Thus, we have shown that we can amplify any \(\mathrm{BPP}\) algorithm \(A\) into \(A'\) that errs on inputs of length \(n\) with probability \(<2^{-n}\). Then, suppose \(A'\) uses \(r\) random bits. Let \(Z_x \subseteq \{0,1\}^r\) denote the subset on which \(A'\) accepts an input \(x\). For \(s\in\{0,1\}^r\), let \(Z_x \oplus s = \{z\oplus s : z \in Z_x\}\) and \(a = 2\lceil {r/n}\rceil\). I'm going to show that for \(r > 1\) (the \(0\) case is really easy to see):
$$x \in L \iff \exists s_1 , \cdots, s_a \in \{0,1\}^r \text{ such that } \bigcup_{i=1}^a (Z_x \oplus s_i) = \{0,1\}^r$$
In the forward direction, let \(s_1, ..., s_a \in \{0,1\}^r\), independently and identically distributed. If \(\Pr[\{0,1\}^r = \bigcup_{i=1}^n (Z_x \oplus s_i)] > 0\), then \(\exists s_1, ..., s_a \in \{0,1\}^r\) such that \(\{0,1\}^r = \bigcup_{i=1}^n (Z_x \oplus s_i)\). Since \(s_i\) is independent, \(\forall y \in \{0,1\}^r\) and since \(\Pr(y\in Z_x\oplus s_i)\)\(=1-2^{-n}\) we can write that:
$$\Pr\bigg(y\notin \bigcup_{i=1}^a Z_x \oplus s_i\bigg) = \prod_{i=1}^a \Pr(y\notin Z_x \oplus s_i) < 2^{-na}$$
We then union bound the probability that \(\exists y\in \{0,1\}^r\) such that \(y\notin \bigcup_{i=1}^a Z_x \oplus s_i\) and use \(a = \lceil{2r/n}\rceil\):
\begin{align*}
\Pr\bigg[\bigcup_{y\in\{0,1\}^r} \bigg(y\notin \bigcup_{i=1}^a Z_x\oplus s_i \bigg)\bigg] &\stackrel{\text{union bound}}{\leq} \sum_{y\in\{0,1\}^r} \Pr\bigg[y\notin \bigcup_{i=1}^a Z_x \oplus s_i\bigg] < \sum_{\{0,1\}^r} 2^{-na} = \frac{2^r}{2^{na}} = 2^{-r}>0
\end{align*}
The last inequality is true since \(r=\mathrm{poly}(n)\), and so, we have that \(\Pr(\{0,1\}^r = \bigcup_{i=1}^a Z_x \oplus s_i) = 1 - 2^{-r}>0\). The strict \(>\) implies that there is some \(s_1, ..., s_a\) for which \(\{0,1\}^r = \bigcup_{i=1}^a Z_x \oplus s_i\), which proves this direction.

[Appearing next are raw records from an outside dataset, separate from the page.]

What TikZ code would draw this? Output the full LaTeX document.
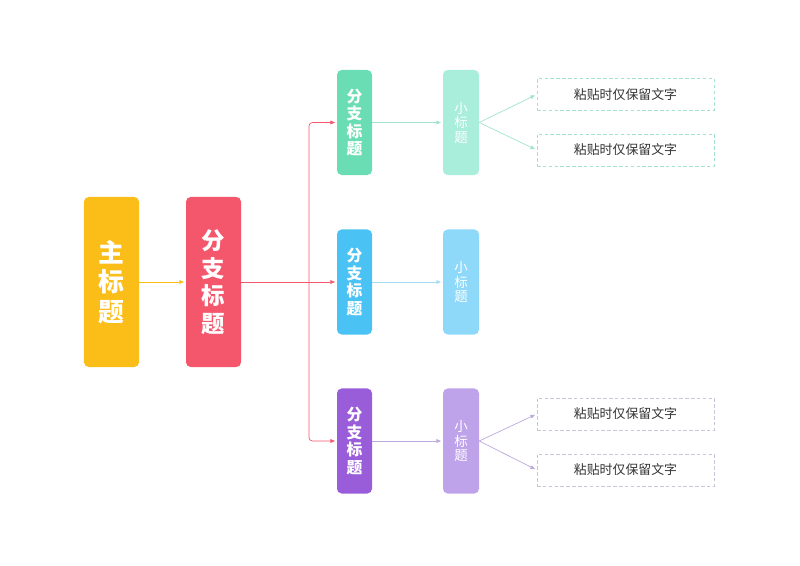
\documentclass[tikz,border=0pt]{standalone}
\usepackage{fontspec}
\setmainfont{Noto Sans CJK SC}
\usetikzlibrary{positioning, arrows.meta}

\definecolor{mainyellow}{HTML}{FBBD18}
\definecolor{branchred}{HTML}{F4566B}
\definecolor{topgreen}{HTML}{6ADDB5}
\definecolor{midblue}{HTML}{4BC2F4}
\definecolor{lowpurple}{HTML}{9A5DD9}
\definecolor{topgreenlt}{HTML}{A8EEDA}
\definecolor{midbluelt}{HTML}{8ED9F9}
\definecolor{lowpurplelt}{HTML}{BEA3EA}
\definecolor{topgreenln}{HTML}{A2E2CF}
\definecolor{midblueln}{HTML}{A6DCF2}
\definecolor{lowpurpleln}{HTML}{BBA8DC}
\definecolor{notegray}{HTML}{333333}

\begin{document}
\begin{tikzpicture}[
		x=0.03cm, y=-0.03cm,
		>={Triangle[length=4pt, width=3.2pt]},
		titlebox/.style={rounded corners=4pt, inner sep=0pt, align=center, text=white},
		mainbox/.style={titlebox, fill=mainyellow, minimum width=1.65cm, minimum height=5.1cm,
			font=\bfseries\fontsize{22}{25}\selectfont},
		redbox/.style={titlebox, fill=branchred, minimum width=1.65cm, minimum height=5.1cm,
			font=\bfseries\fontsize{20}{23.5}\selectfont},
		branchbox/.style={titlebox, minimum width=1.05cm, minimum height=3.15cm,
			font=\bfseries\fontsize{13.5}{15}\selectfont},
		subbox/.style={titlebox, minimum width=1.08cm, minimum height=3.15cm,
			font=\fontsize{11.5}{12.4}\selectfont},
		notebox/.style={draw, dashed, dash pattern=on 3pt off 2pt, line width=0.5pt,
			minimum width=5.31cm, minimum height=0.96cm, inner sep=0pt,
			text=notegray, font=\fontsize{11}{13}\selectfont},
		link/.style={->, line width=0.6pt, shorten >=1.5pt}
		]
		\useasboundingbox (0,0) rectangle (800,566);
		
		% --- MAIN TITLE AND FIRST BRANCH ---
		\node[mainbox] (main) at (111.5, 282) {主\\标\\题};
		\node[redbox] (branch) at (213.5, 282) {分\\支\\标\\题};
		\draw[link, draw=mainyellow] (main) -- (branch);
		
		% --- BRANCHES AND SUB TITLES ---
		\foreach \i/\yc/\dark/\light/\line in {1/122.5/topgreen/topgreenlt/topgreenln,
			2/282/midblue/midbluelt/midblueln, 3/441/lowpurple/lowpurplelt/lowpurpleln} {
			\node[branchbox, fill=\dark] (b\i) at (354.5, \yc) {分\\支\\标\\题};
			\node[subbox, fill=\light] (s\i) at (461, \yc) {小\\标\\题};
			\draw[link, draw=\line] (b\i) -- (s\i);
		}
		
		% --- RED BUS ---
		\coordinate (hub) at (309, 282);
		\draw[line width=0.6pt, draw=branchred] (branch) -- (hub);
		\draw[link, draw=branchred, rounded corners=3pt] (hub) |- (b1);
		\draw[link, draw=branchred] (hub) -- (b2);
		\draw[link, draw=branchred, rounded corners=3pt] (hub) |- (b3);
		
		% --- NOTE BOXES ---
		\node[notebox, draw=topgreenln] (n1a) at (625.5, 94.5) {粘贴时仅保留文字};
		\node[notebox, draw=topgreenln] (n1b) at (625.5, 150) {粘贴时仅保留文字};
		\node[notebox, draw=lowpurpleln!70!gray!60] (n3a) at (625.5, 414) {粘贴时仅保留文字};
		\node[notebox, draw=lowpurpleln!70!gray!60] (n3b) at (625.5, 470) {粘贴时仅保留文字};
		
		\foreach \n in {a,b} {
			\draw[link, draw=topgreenln] (s1.east) -- (n1\n.west);
			\draw[link, draw=lowpurpleln] (s3.east) -- (n3\n.west);
		}
		
	\end{tikzpicture}
\end{document}
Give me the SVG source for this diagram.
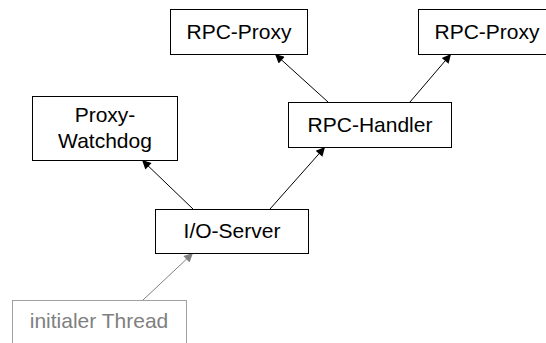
<svg xmlns="http://www.w3.org/2000/svg" width="546" height="343" viewBox="0 0 546 343">
<style>
.box{fill:#fff;stroke:#000;stroke-width:1}
.gbox{fill:#fff;stroke:#a0a0a0;stroke-width:1}
text{font-family:"Liberation Sans",Arial,sans-serif;font-size:21px;text-anchor:middle;fill:#000}
.gt{fill:#808080}
.c{stroke:#000;stroke-width:1;fill:none;marker-end:url(#ah)}
.gc{stroke:#808080;stroke-width:1;fill:none;marker-end:url(#gah)}
</style>
<defs>
<marker id="ah" viewBox="0 0 10 10" refX="10" refY="5" markerWidth="11" markerHeight="9" markerUnits="userSpaceOnUse" orient="auto"><path d="M0,0L10,5L0,10z" fill="#000"/></marker>
<marker id="gah" viewBox="0 0 10 10" refX="10" refY="5" markerWidth="11" markerHeight="9" markerUnits="userSpaceOnUse" orient="auto"><path d="M0,0L10,5L0,10z" fill="#808080"/></marker>
</defs>
<g id="connectors">
<line class="c" x1="193" y1="209" x2="142" y2="160"/>
<line class="c" x1="270" y1="209" x2="325" y2="147"/>
<line class="c" x1="328" y1="102" x2="275" y2="54"/>
<line class="c" x1="410" y1="102" x2="451" y2="54"/>
<line class="gc" x1="143" y1="300" x2="193" y2="253"/>
</g>
<g id="rpc-proxy-1"><rect class="box" x="170.5" y="9.5" width="137" height="45"/><text x="239" y="39">RPC-Proxy</text></g>
<g id="rpc-proxy-2"><rect class="box" x="418.5" y="9.5" width="137" height="45"/><text x="487" y="39">RPC-Proxy</text></g>
<g id="rpc-handler"><rect class="box" x="288.5" y="102.5" width="163" height="45"/><text x="370" y="132">RPC-Handler</text></g>
<g id="proxy-watchdog"><rect class="box" x="32.5" y="96.5" width="145" height="64"/><text x="105" y="122">Proxy-</text><text x="105" y="148">Watchdog</text></g>
<g id="io-server"><rect class="box" x="155.5" y="209.5" width="153" height="44"/><text x="232" y="238">I/O-Server</text></g>
<g id="initialer-thread"><rect class="gbox" x="12.5" y="300.5" width="174" height="45"/><text class="gt" x="99" y="328">initialer Thread</text></g>
</svg>
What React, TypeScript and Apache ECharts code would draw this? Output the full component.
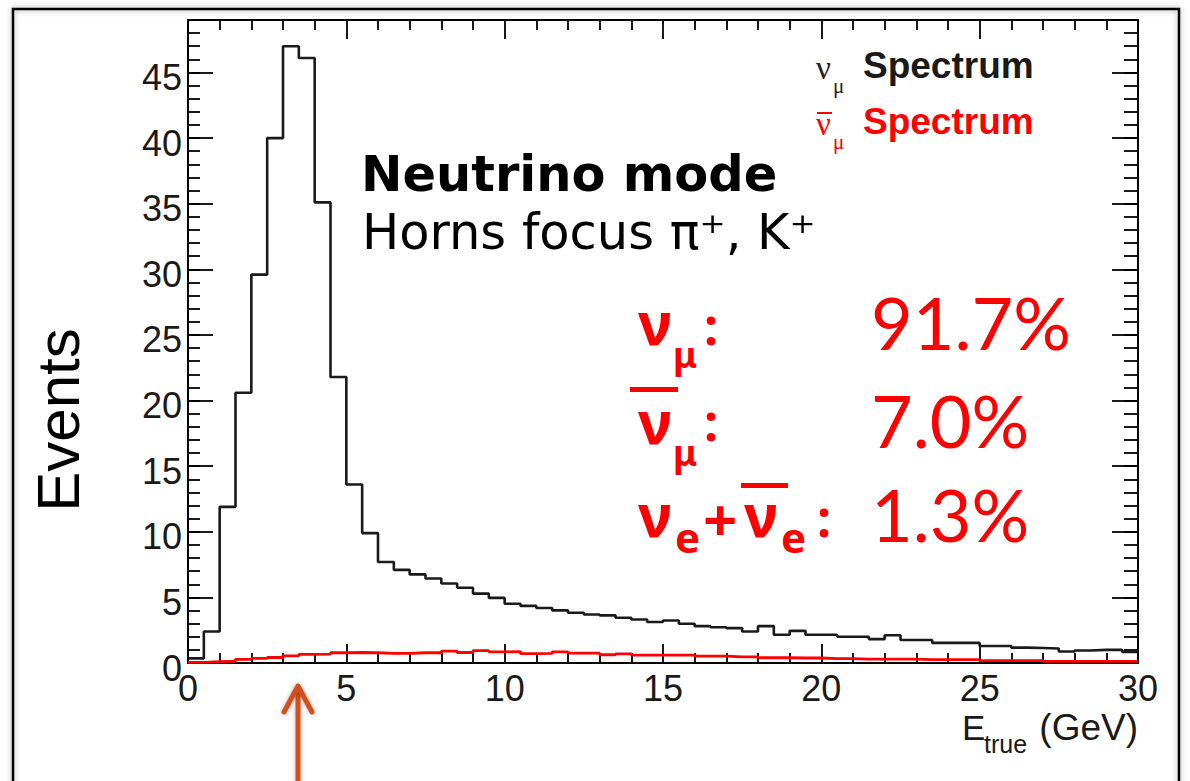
import React, { useEffect, useRef } from "react";
import * as echarts from "echarts";

// ---- data ----
const BIN_WIDTH = 0.5; // GeV
const numuEvents = [
  0.35, 2.4, 11.9, 20.6, 29.6, 40.0, 47.0, 46.1, 35.1, 21.8,
  13.6, 9.9, 7.7, 7.1, 6.75, 6.44, 6.06, 5.73, 5.29, 4.96,
  4.52, 4.35, 4.19, 4.01, 3.83, 3.7, 3.63, 3.45, 3.32, 3.12,
  3.24, 2.99, 2.81, 2.73, 2.66, 2.4, 2.81, 2.15, 2.45, 2.15,
  2.15, 2.0, 2.0, 1.82, 2.12, 1.75, 1.75, 1.53, 1.53, 1.53,
  1.3, 1.3, 1.17, 1.14, 1.1, 0.88, 0.95, 1.0, 1.0, 0.85,
];
const numubarEvents = [
  0.05, 0.1, 0.15, 0.28, 0.35, 0.42, 0.55, 0.65, 0.68, 0.78,
  0.8, 0.78, 0.74, 0.74, 0.78, 0.78, 0.9, 0.8, 0.95, 0.85,
  0.87, 0.72, 0.73, 0.85, 0.75, 0.75, 0.63, 0.7, 0.6, 0.6,
  0.6, 0.6, 0.52, 0.52, 0.47, 0.47, 0.4, 0.4, 0.38, 0.38,
  0.33, 0.33, 0.3, 0.3, 0.3, 0.3, 0.25, 0.25, 0.25, 0.25,
  0.18, 0.18, 0.18, 0.18, 0.12, 0.12, 0.12, 0.12, 0.12, 0.12,
];
const xRange = [0, 30];
const yRange = [0, 49];
const fractions = ["91.7%", "7.0%", "1.3%"];

const binEdges = numuEvents.map((_, i) => i * BIN_WIDTH);
function toSteps(vals: number[]) {
  const pts = vals.map((v, i) => [binEdges[i], v]);
  pts.push([xRange[1], vals[vals.length - 1]]);
  return pts;
}

const RED = "#ff0000";
const ARROW = "#d5501d";
const LABEL_FONT = "'Liberation Sans', Arial, Helvetica, sans-serif";

function valueAxisX(position: "bottom" | "top", showLabels: boolean) {
  return {
    type: "value",
    position,
    min: xRange[0],
    max: xRange[1],
    interval: 5,
    axisLine: { show: true, onZero: false, lineStyle: { color: "#000", width: 2 } },
    axisTick: { show: true, inside: true, length: 19, lineStyle: { color: "#000", width: 1.8 } },
    minorTick: { show: true, splitNumber: 5, length: 10, lineStyle: { color: "#000", width: 1.8 } },
    splitLine: { show: false },
    minorSplitLine: { show: false },
    axisLabel: {
      show: showLabels,
      fontFamily: LABEL_FONT,
      fontSize: 36,
      color: "#1a1a1a",
      margin: 7,
    },
  };
}

function valueAxisY(position: "left" | "right", interval: number, tickLen: number, showLabels: boolean, showLine: boolean) {
  return {
    type: "value",
    position,
    min: yRange[0],
    max: yRange[1],
    interval,
    axisLine: { show: showLine, onZero: false, lineStyle: { color: "#000", width: 2 } },
    axisTick: { show: true, inside: true, length: tickLen, lineStyle: { color: "#000", width: 1.8 } },
    splitLine: { show: false },
    axisLabel: {
      show: showLabels,
      fontFamily: LABEL_FONT,
      fontSize: 36,
      color: "#1a1a1a",
      margin: 6,
      verticalAlign: "top",
      lineHeight: 10,
      formatter: (v: number) => (v % 5 === 0 ? String(v) : ""),
    },
  };
}

function txt(text: string, x: number, y: number, style: any, extra: any = {}) {
  return {
    type: "text",
    x,
    y,
    silent: true,
    ...extra,
    style: { text, align: "left", verticalAlign: "middle", ...style },
  };
}

export default function App() {
  const ref = useRef<HTMLDivElement>(null);
  useEffect(() => {
    document.body.style.margin = "0";
    if (!ref.current) return;
    const chart = echarts.init(ref.current, undefined, { renderer: "svg" });

    const greekBold = { fontFamily: "'Noto Sans', 'DejaVu Sans', sans-serif", fontWeight: "bold", fill: RED };
    const numFont = { fontFamily: "Lato, 'Open Sans', sans-serif", fontSize: 72, fill: RED };

    const graphic: any[] = [
      {
        type: "rect",
        silent: true,
        shape: { x: 13, y: 9, width: 1166, height: 800 },
        style: { fill: "none", stroke: "#000", lineWidth: 2.5, shadowBlur: 6, shadowColor: "rgba(0,0,0,0.35)" },
        z: 1,
      },
      // y axis title
      txt("Events", 58, 420, { fontFamily: LABEL_FONT, fontSize: 60, fill: "#000", align: "center" }, { rotation: Math.PI / 2 }),
      // x axis title
      txt("E", 962, 727, { fontFamily: LABEL_FONT, fontSize: 35, fill: "#1a1a1a" }),
      txt("true", 984, 744, { fontFamily: LABEL_FONT, fontSize: 25, fill: "#1a1a1a" }),
      txt("(GeV)", 1138, 727, { fontFamily: LABEL_FONT, fontSize: 37, fill: "#1a1a1a", align: "right" }),
      // legend-like labels
      txt("ν", 816, 68, { fontFamily: "'Liberation Serif', 'DejaVu Serif', serif", fontSize: 33, fill: "#222" }),
      txt("μ", 833, 86, { fontFamily: "'Liberation Serif', 'DejaVu Serif', serif", fontSize: 21, fill: "#222" }),
      txt("Spectrum", 863, 65, { fontFamily: LABEL_FONT, fontSize: 37, fontWeight: "bold", fill: "#1a1a1a" }),
      { type: "line", silent: true, shape: { x1: 817, y1: 113, x2: 832, y2: 113 }, style: { stroke: RED, lineWidth: 2 } },
      txt("ν", 816, 124, { fontFamily: "'Liberation Serif', 'DejaVu Serif', serif", fontSize: 33, fill: RED }),
      txt("μ", 833, 142, { fontFamily: "'Liberation Serif', 'DejaVu Serif', serif", fontSize: 21, fill: RED }),
      txt("Spectrum", 863, 121, { fontFamily: LABEL_FONT, fontSize: 37, fontWeight: "bold", fill: RED }),
      // mode text
      txt("Neutrino mode", 361, 174, { fontFamily: "'DejaVu Sans', Verdana, sans-serif", fontSize: 49.5, fontWeight: "bold", fill: "#000" }),
      txt("Horns focus π⁺, K⁺", 362, 232, { fontFamily: "'DejaVu Sans', Verdana, sans-serif", fontSize: 49.5, fill: "#000" }),
      // flavour fractions
      txt("ν", 638, 322, { ...greekBold, fontSize: 60 }),
      txt("μ", 673, 354, { ...greekBold, fontSize: 36 }),
      txt(":", 704, 326, { ...greekBold, fontSize: 50 }),
      txt(fractions[0], 871, 322, numFont),
      { type: "rect", silent: true, shape: { x: 630, y: 387, width: 48, height: 5 }, style: { fill: RED } },
      txt("ν", 638, 421, { ...greekBold, fontSize: 60 }),
      txt("μ", 673, 452, { ...greekBold, fontSize: 36 }),
      txt(":", 704, 422, { ...greekBold, fontSize: 50 }),
      txt(fractions[1], 871, 420, numFont),
      txt("ν", 638, 514, { ...greekBold, fontSize: 60 }),
      txt("e", 675, 536, { ...greekBold, fontSize: 42 }),
      txt("+", 703, 519, { ...greekBold, fontSize: 60 }),
      { type: "rect", silent: true, shape: { x: 741, y: 483, width: 47, height: 5 }, style: { fill: RED } },
      txt("ν", 744, 514, { ...greekBold, fontSize: 60 }),
      txt("e", 781, 536, { ...greekBold, fontSize: 42 }),
      txt(":", 817, 518, { ...greekBold, fontSize: 50 }),
      txt(fractions[2], 871, 514, numFont),
      // arrow
      { type: "rect", silent: true, shape: { x: 295.5, y: 690, width: 5, height: 110, r: 2.5 }, style: { fill: ARROW, shadowBlur: 4, shadowColor: "rgba(0,0,0,0.3)" } },
      {
        type: "polyline",
        silent: true,
        shape: { points: [[284, 712], [298, 686], [312, 712]] },
        style: { stroke: ARROW, fill: "none", lineWidth: 5, lineCap: "round", lineJoin: "round", shadowBlur: 4, shadowColor: "rgba(0,0,0,0.3)" },
      },
    ];

    chart.setOption({
      animation: false,
      backgroundColor: "#fff",
      grid: { left: 188, right: 52, top: 20, bottom: 118, containLabel: false },
      xAxis: [valueAxisX("bottom", true), valueAxisX("top", false)],
      yAxis: [
        valueAxisY("left", 5, 25, true, true),
        valueAxisY("left", 1, 12, false, false),
        valueAxisY("right", 5, 26, false, true),
        valueAxisY("right", 1, 14, false, false),
      ],
      series: [
        {
          name: "numu",
          type: "line",
          step: "end",
          xAxisIndex: 0,
          yAxisIndex: 0,
          showSymbol: false,
          symbol: "none",
          data: toSteps(numuEvents),
          lineStyle: { color: "#1a1a1a", width: 2.6 },
          z: 3,
        },
        {
          name: "numubar",
          type: "line",
          step: "end",
          xAxisIndex: 0,
          yAxisIndex: 0,
          showSymbol: false,
          symbol: "none",
          data: toSteps(numubarEvents),
          lineStyle: { color: RED, width: 2.8 },
          z: 4,
        },
      ],
      graphic,
    });
    return () => chart.dispose();
  }, []);
  return <div ref={ref} style={{ width: 1190, height: 781 }} />;
}
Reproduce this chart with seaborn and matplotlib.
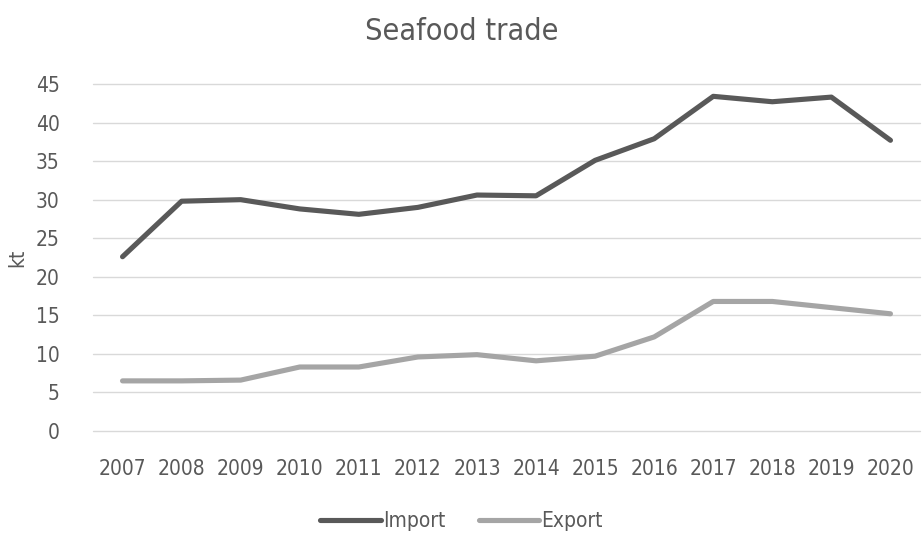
import matplotlib
matplotlib.use('Agg')
import matplotlib.pyplot as plt
import seaborn as sns
import pandas as pd

years = [str(y) for y in range(2007, 2021)]
import_kt = [22.6, 29.8, 30.0, 28.8, 28.1, 29.0, 30.6, 30.5, 35.1, 37.9, 43.4, 42.7, 43.3, 37.7]
export_kt = [6.5, 6.5, 6.6, 8.3, 8.3, 9.6, 9.9, 9.1, 9.7, 12.2, 16.8, 16.8, 16.0, 15.2]
y_ticks = list(range(0, 50, 5))

sns.set_theme(style="white")
plt.rcParams['font.family'] = ['DejaVu Sans']
plt.rcParams['font.stretch'] = 'condensed'

df = pd.DataFrame({"year": years * 2,
                   "kt": import_kt + export_kt,
                   "series": ["Import"] * len(years) + ["Export"] * len(years)})

text_col = "#595959"
fig = plt.figure(figsize=(9.23, 5.35), dpi=100)
ax = fig.add_axes([93 / 923, 1 - 431 / 535, 827 / 923, (431 - 84) / 535])

sns.lineplot(data=df, x="year", y="kt", hue="series", sort=False,
             palette={"Import": "#595959", "Export": "#a5a5a5"},
             linewidth=3.7, ax=ax, legend=True, solid_capstyle="round")

ax.set_xlim(-0.5, len(years) - 0.5)
ax.set_ylim(0, 45)
ax.set_yticks(y_ticks)
ax.grid(axis="y", color="#d9d9d9", linewidth=1)
for gl in ax.get_ygridlines():
    gl.set_clip_on(False)
ax.set_axisbelow(True)
for s in ax.spines.values():
    s.set_visible(False)
ax.tick_params(axis="both", length=0, labelsize=15, colors=text_col)
ax.tick_params(axis="x", pad=20)
ax.tick_params(axis="y", pad=24)
ax.set_xlabel("")
ax.set_ylabel("kt", fontsize=15, color=text_col, labelpad=6)
fig.text(0.5, 1 - 31 / 535, "Seafood trade", fontsize=22, color=text_col,
         ha="center", va="center")

handles, labels = ax.get_legend_handles_labels()
for h in handles:
    h.set_solid_capstyle("round")
leg = ax.legend(handles, labels, loc="center", bbox_to_anchor=(0.5, 1 - 521 / 535),
                bbox_transform=fig.transFigure, ncol=2, frameon=False,
                fontsize=15, handlelength=2.9, handletextpad=0.1, columnspacing=1.6)
for t in leg.get_texts():
    t.set_color(text_col)

fig.savefig("out.png", dpi=100)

For the backward direction, we show that if \(x\notin L\), then \(\forall s_1, ..., s_a\in\{0,1\}^r, \bigcup_{i=1}^a (Z_x\oplus s_i)\neq \{0,1\}^r\). We start by noting that there are strictly fewer than \(\frac{2^{r}}{2^{n}}=2^{r-n}\) bit-strings which must be in \(Z_x\) for \(x\notin L\). Then, since \(r=\mathrm{poly}(n)<2^n\) for large \(n\)), we have that:
\begin{align*}
\frac{|\bigcup_{i=1}^n Z_x\oplus s_i|}{|\{0,1\}^r|} \leq \frac{a|Z_x|}{2^r} \leq a\frac{2^{r-n}}{2^r} &= 2^{-n}\lceil{2r/n}\rceil = 2^{1-n}\frac{r}{n}< 1
\end{align*}
Thus, we can write that \(|\bigcup_{i=1}^n Z_x\oplus s_i| < |\{0,1\}^r|\). So, we get that \(\forall s_1, ..., s_a\in \{0,1\}^r, \bigcup_{i=1}^a (Z_x\oplus s_i)\neq \{0,1\}^r\), which shows the backward direction. So, \(x \in L\) if and only if \(\exists s_1,...,s_a\) such that \(\bigcup_{i=1}^a(Z_x\oplus s_i)=\{0,1\}^r\). Thus, we can write that for a Turing Machine \(B(x, s_1, ..., s_a) = \mathrm{OR}(A'(x, y\oplus s_i) \text{accepts})\) for \(y\in\{0,1\}^r\):
$$ x\in L\iff \exists(s_1, ..., s_a), \forall y\in\{0,1\}^r, B(x, s_1, ..., s_a) = 1$$
Thus, \(L \in \mathrm{BPP} \implies L \in \Sigma_2^P\) by the above pattern of quantifiers. So, \(\mathrm{BPP} \subseteq \Sigma_2^P\).
Also, since \(\mathrm{Co-}\Sigma_2^P=\Pi_2^P\) and \(\overline{\mathrm{BPP}}=\mathrm{BPP}\) (a \(\overline{\mathrm{BPP}}\) machine can decide containment of \(\bar{L}\) by inverting the output of a \(\mathrm{BPP}\) machine), we get \(\mathrm{BPP} \subseteq \Pi_2^P\). Therefore, \(L \in \mathrm{BPP} \implies L \in \Sigma_2^P \cap \Pi_2^P\). Hence, we have that
$$\boxed{\mathrm{BPP} \subseteq \Sigma_2^P \cap \Pi_2^P}$$
This proves the claim.